Dentro, luces indirectas de color azul bañaban un salón inmenso, con una escalinata que se bifurcaba en un descanso y conducía, a derecha e izquierda, a un balcón interno que daba al enorme salón donde me encontraba. Por sobre todos los invitados, un hombre vestido con esmoquin cantaba “I’m your man” de Leonard Cohen. A mi alrededor, decenas de parejas de hombres bailaban, conversaban y bebían cócteles de distintos colores. Ni una sola mujer. Tampoco había banderas nazis, ni fotografías de Hitler ni nada que se le pareciera. Tan sólo gays pasando un buen rato. La tensión sexual era evidente en la sala, donde algunos se besaban, otros se acariciaban, y unos pocos bailaban solos. “Una fiesta especial”. Sin dudas lo era. Me sentí un estúpido. Me había confundido con Hirault. Lo había tratado de nazi cuando su distancia había sido sólo una cuestión de sensualidad. ¿Y si ahora venía a sacarme a bailar? ¿Qué podía decirle? De todas formas, sentía una especie de alivio. Era mejor estar rodeado de aquella gente que quería pasarla bien sin ser molestada que rodeado por la escoria racista del siglo XXI. Intenté relajarme y, de paso, ver si podía encontrar a Hirault para explicarle que se había confundido.
Mientras esperaba ser atendido en la barra, fui abordado e invitado a tragos, bailes y otras proposiciones que rechacé con una cordialidad forzada. Camareros en ropa interior ofrecían bandejas con foie du canard, fromage de chevre, olives aux amandes, milanesas de muzzarella, una muy buena variedad de vinos y quesos. Me serví una enorme copa de vino tinto y me aparté de todos. Varias cámaras de seguridad controlaban cada rincón de la casona. La decoración era costosa: alfombras orientales, cuadros originales, flores exóticas en floreros de cristal trabajado. Entonces se me ocurrió una respuesta para todo aquello: ¿y si Hirault me estaba probando? Miré directamente hacia una de las cámaras y sonreí. Si el francés quería probarme, no podía desaprovechar la oportunidad para ganarme su confianza.
Durante unos minutos, esperé que viniera a mí. Pero no apareció. Aquello comenzaba a inquietarme. Me acerqué a uno de los hombres de seguridad privada que controlaban el lugar. Le di el nombre de Hirault, pero dijo no conocerlo. Vacié la copa y la cambié por otra llena, que me ofreció un solícito camarero vestido con un taparrabos de cuero. Recorrí el salón y terminé apoyado sobre una ventana. Desde allí vi el mundo, la calle. ¿Qué estaba haciendo?

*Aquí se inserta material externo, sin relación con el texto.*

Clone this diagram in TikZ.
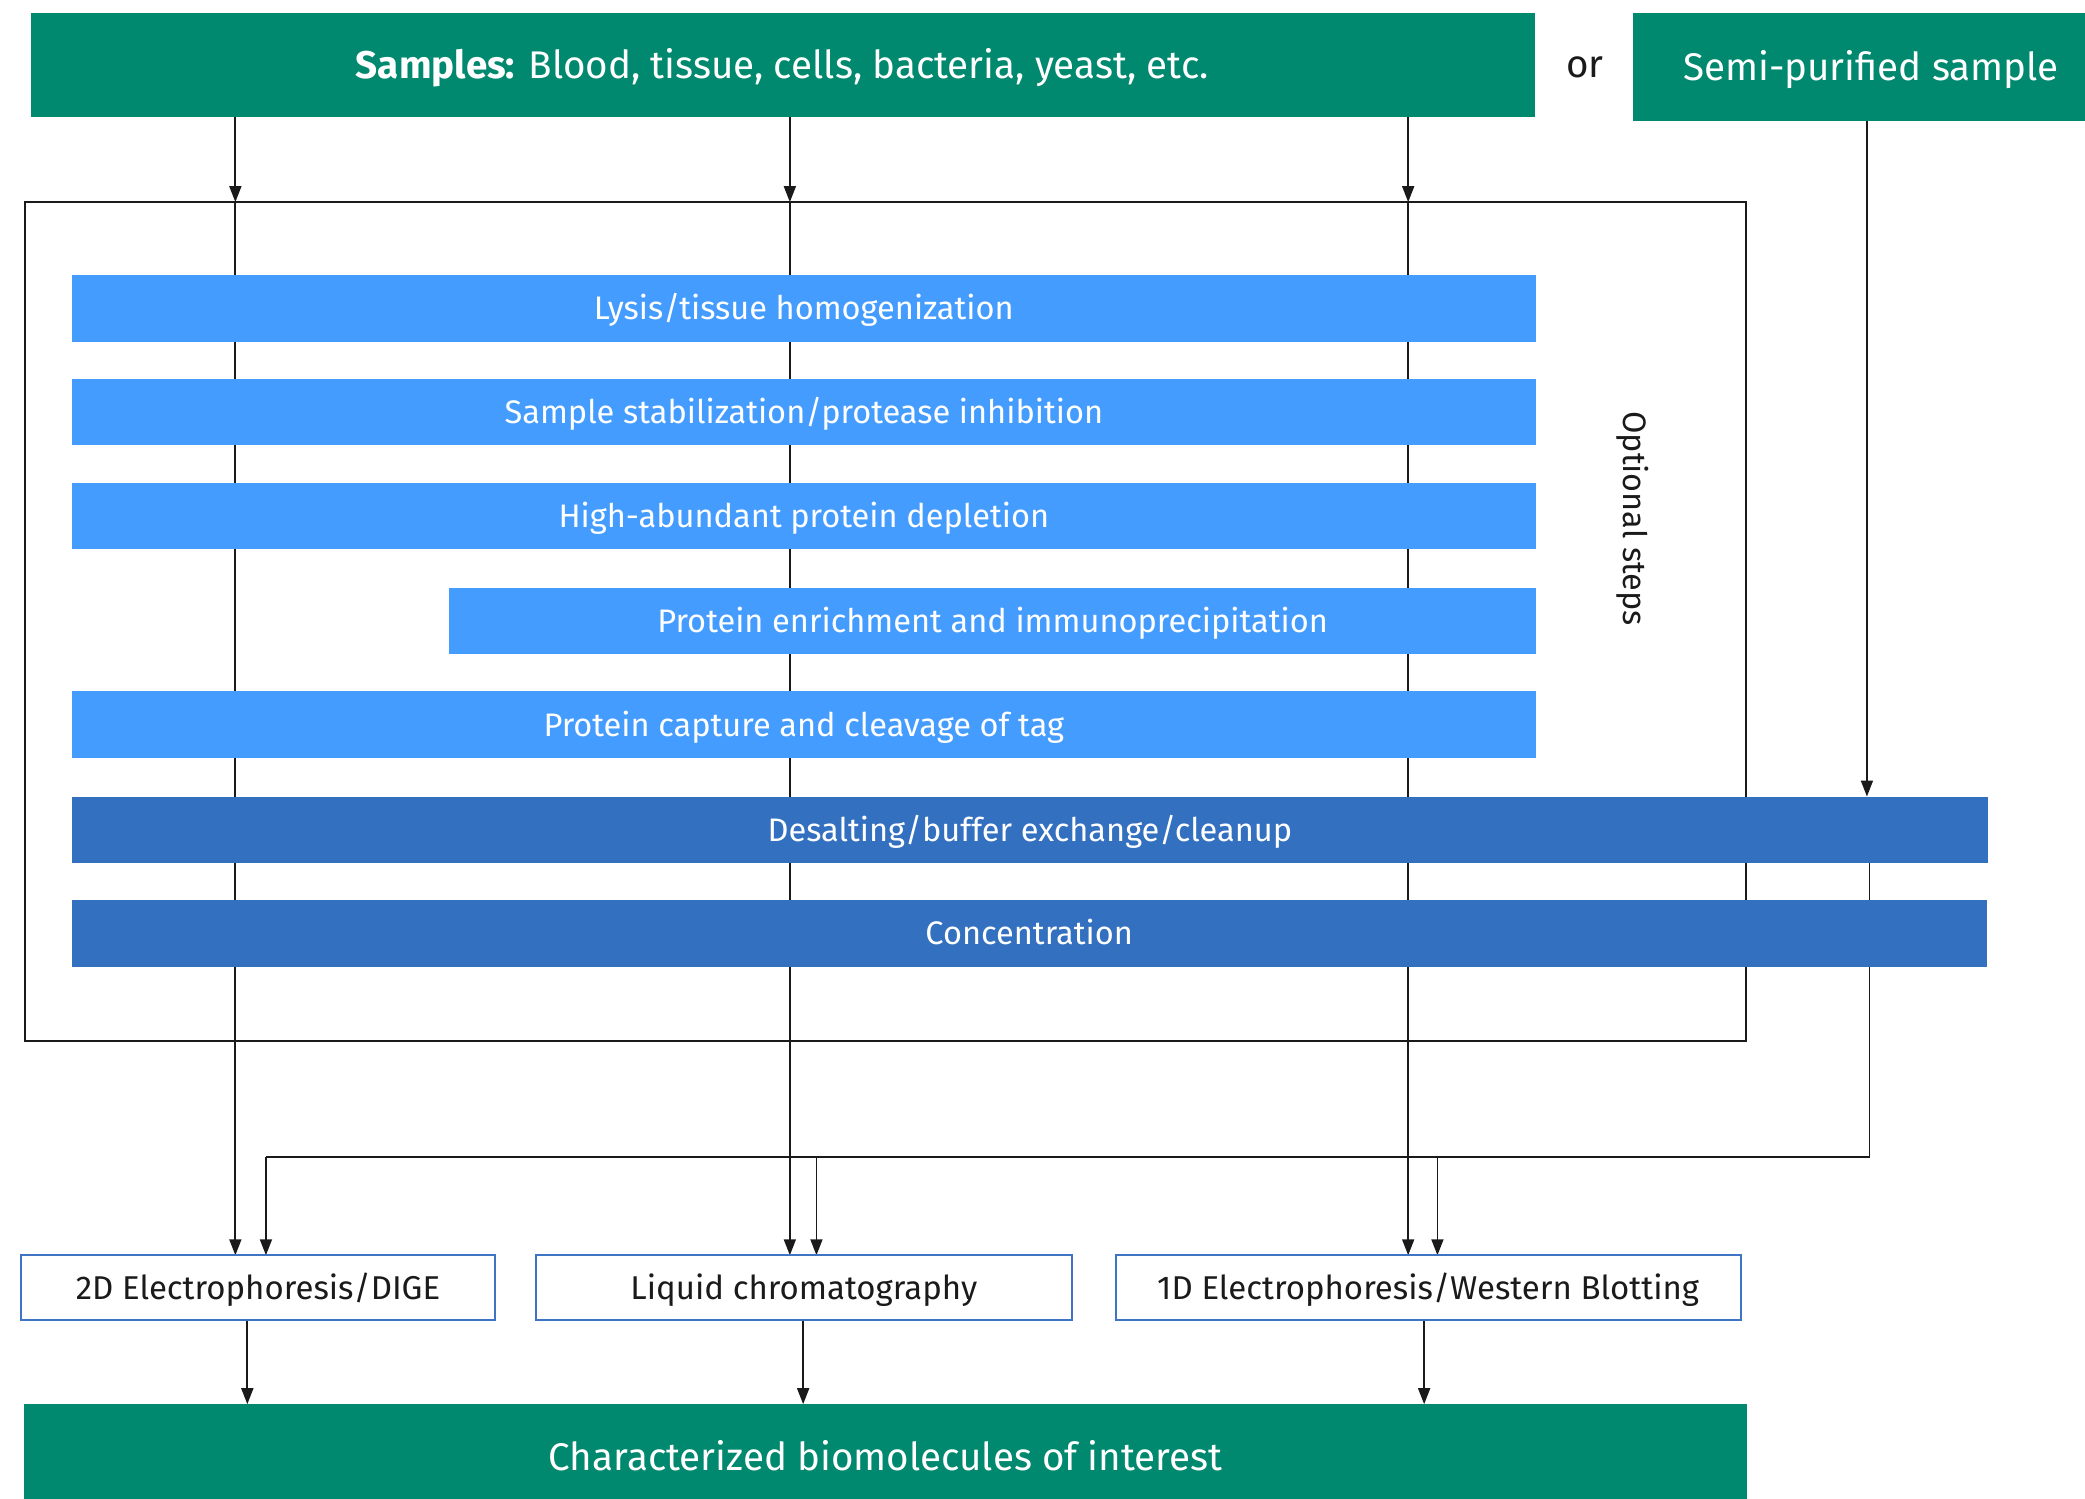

Había querido sugerirle a Hirault que era un nazi y él me había confundido con un gay. A cada segundo que pasaba todo dejaba de resultarme sospechoso. Ya ni siquiera confiaba en haberle visto un tatuaje nazi. Evidentemente, esa pista había fracasado. Me reí solo, en medio de la fiesta, y al fin decidí marcharme.
De regreso en mi casa, pasé por Longwood Avenue y vi que las luces del laboratorio de Foreman seguían encendidas. Era la 1 am. Yo estaba perdiendo el tiempo siguiendo a un gay al que había confundido con un nazi mientras mis compañeros de trabajo avanzaban en sus investigaciones. Fernando me había dicho que el asesino de Alex estaba siendo buscado por Interpol desde la época de los Juicios a las Juntas y que lo más probable era que estuviera escondido en la Triple Frontera. Boulard me había empujado a hacer algo para lo que, evidentemente, no estaba preparado y me excedía a mí, a él, a Fernando, e incluso a la Justicia argentina. El episodio de la fiesta me había abierto los ojos: me había dejado llevar por mis prejuicios. Hirault y los hombres del Grafton Bar no tenían nada que ver con el nazismo, el neonazismo o como se llamara el antisemitismo del siglo XXI. Lo mejor era concentrarme en mi trabajo y tratar de no perder la carrera frente a esos investigadores que dejaban todo de lado y aún seguían en el laboratorio.